Dynamics of hydrogen-bonded polymer complexes of poly(ether oxide) and poly(acrylic acid): time-humidity-temperature equivalence

The dynamics of polymer complexes over long-time scales are critical for their applications across various fields. Humidity is a very important environmental parameter and its coupling with temperature significantly affects the performance of polymer complex materials. However, the understanding of humidity effect on hydrogenbonded polymer complex is poor and the quantitative studies are lacking. Here, we investigate the static and dynamic mechanical properties of hydrogen-bonded polymer complexes of poly(ethylene oxide) (PEO) and poly (acrylic acid) (PAA) and its reinforced derivatives under different humidity and temperature. When PEO/PAA complexes are reinforced through covalent cross-linking and coordination, both the humidity-induced glass transition and the glass transition temperature (Tg) increase. The equilibrium water uptake as a function of relative humidity (RH) shows two distinct trends, and the trend transition corresponds to the humidity-induced glass transition. Time-humidity equivalence and time-temperature equivalence are applied separately to construct the master curves. The temperature-dependent shift factor (aT) is fitted to Arrhenius and WilliamsLandel-Ferry (WLF) equations before and after Tg, respectively.
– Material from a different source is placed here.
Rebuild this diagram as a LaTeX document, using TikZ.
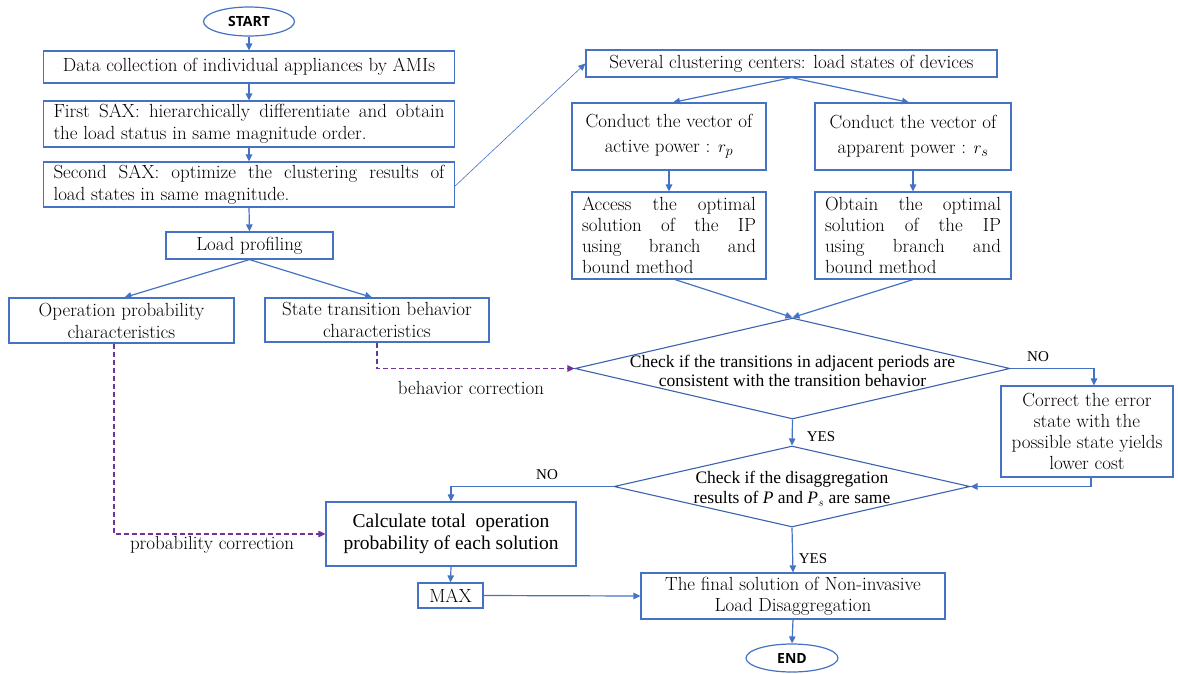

Instead of the value of RH, the equilibrium water ratio in the polymer complex is used to describe humidity-dependent shift factor (aW), which fits two loglinear equations before and after humidity-induced glass transition. Furthermore, we combine humidity and temperature to do superposition to build the master curve of much longer timescale, and propose a coefficient (fc) to describe how the temperature and humidity working together and coupling effect.